The objective of this study was to examine the impact of a bovine respiratory disease complex (BRDC) vaccine with a temperature‐sensitive modified live vaccine (MLV) infectious bovine rhinotracheitis (IBR) component on oestrous cycle parameters and the follicular pool. Twenty‐four Holstein heifers (12.4 ± 0.5 months) previously calfhood vaccinated with an IBR MLV component were enrolled in two replicates (Spring; n = 10 and Fall; n = 14) and were blocked by pre‐vaccination bovine viral diarrhoea (BVD) serum neutralizing (SN) titres. Upon enrolment, heifers were oestrous synchronized with sampling beginning at detected oestrus. At their second heat, heifers were vaccinated with a BRDC calfhood vaccine with a MLV (MLV; n = 12) or killed (K; n = 12) IBR component and sampled for two additional cycles. Serum samples for oestrogen (E2) and progesterone (P4) as well as ultrasound data of ovarian structures were collected every other day.
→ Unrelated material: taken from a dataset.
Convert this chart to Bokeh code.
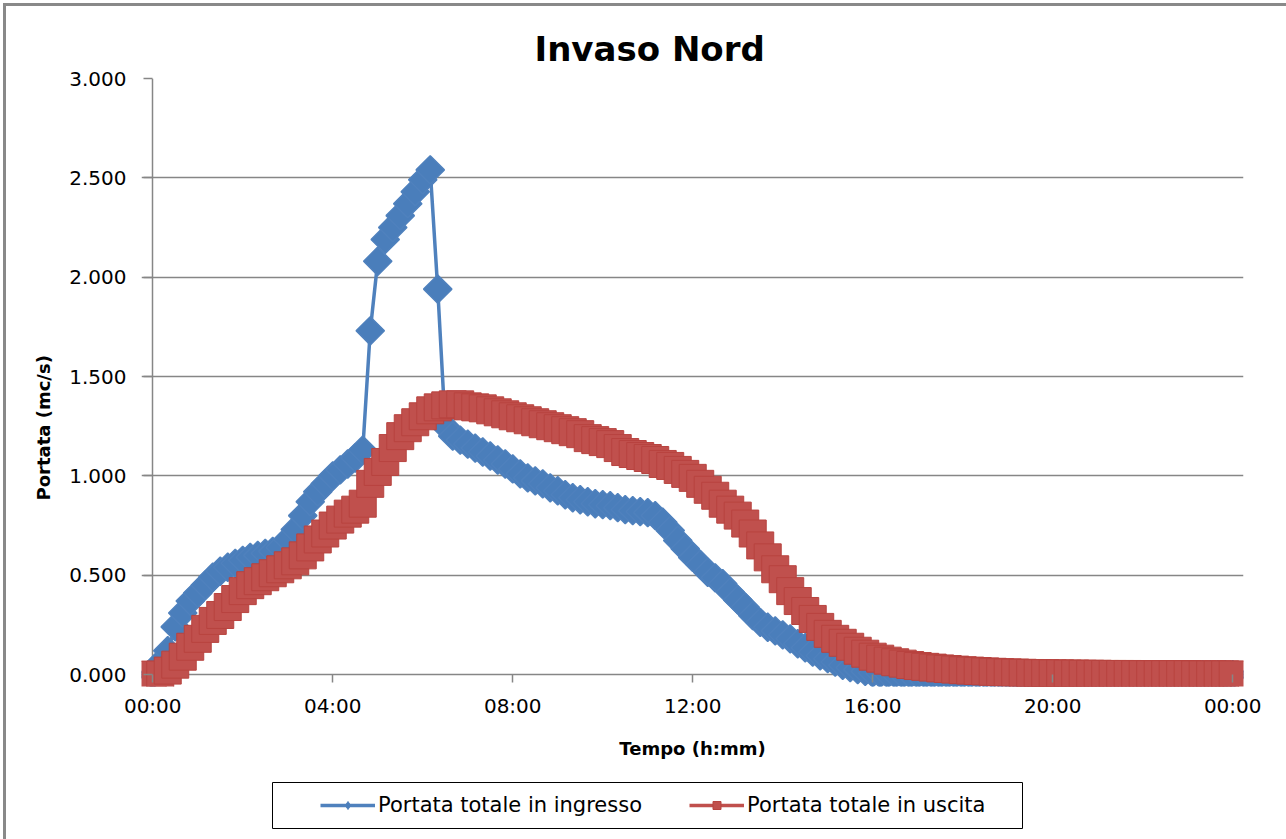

Serum samples for anti‐Müllerian hormone (AMH) were collected at oestrus and mid‐cycle for each cycle, and serum for titres was collected prior to and following vaccination. Data were analysed with the PROC MIXED and GLM procedures of SAS. There was no difference in pre‐ or post‐vaccination titres between MLV and K heifers (p > .5). Vaccination had no impact on P4 concentrations, P4 area under the curve, luteal tissue area, peak E2 production or oestrous cycle length (p > .05). Cycle number did impact AMH concentration (p < .05). In MLV heifers, AMH concentration was highest in cycle 1 (p < .05) while cycles 2 and 3 did not differ (p > .05). This was also true for the K heifers in the Fall replicate (p < .05). Within cycle 2, AMH concentrations were numerically lower between vaccine types (K = 308.22 ± 33.3 pg/ml, MLV = 181.13 ± 32.9 pg/ml; p > .05). Although no differences were seen in overall cycle parameters, differences in AMH concentrations may indicate a reduction of the follicular pool following vaccination and requires further investigation.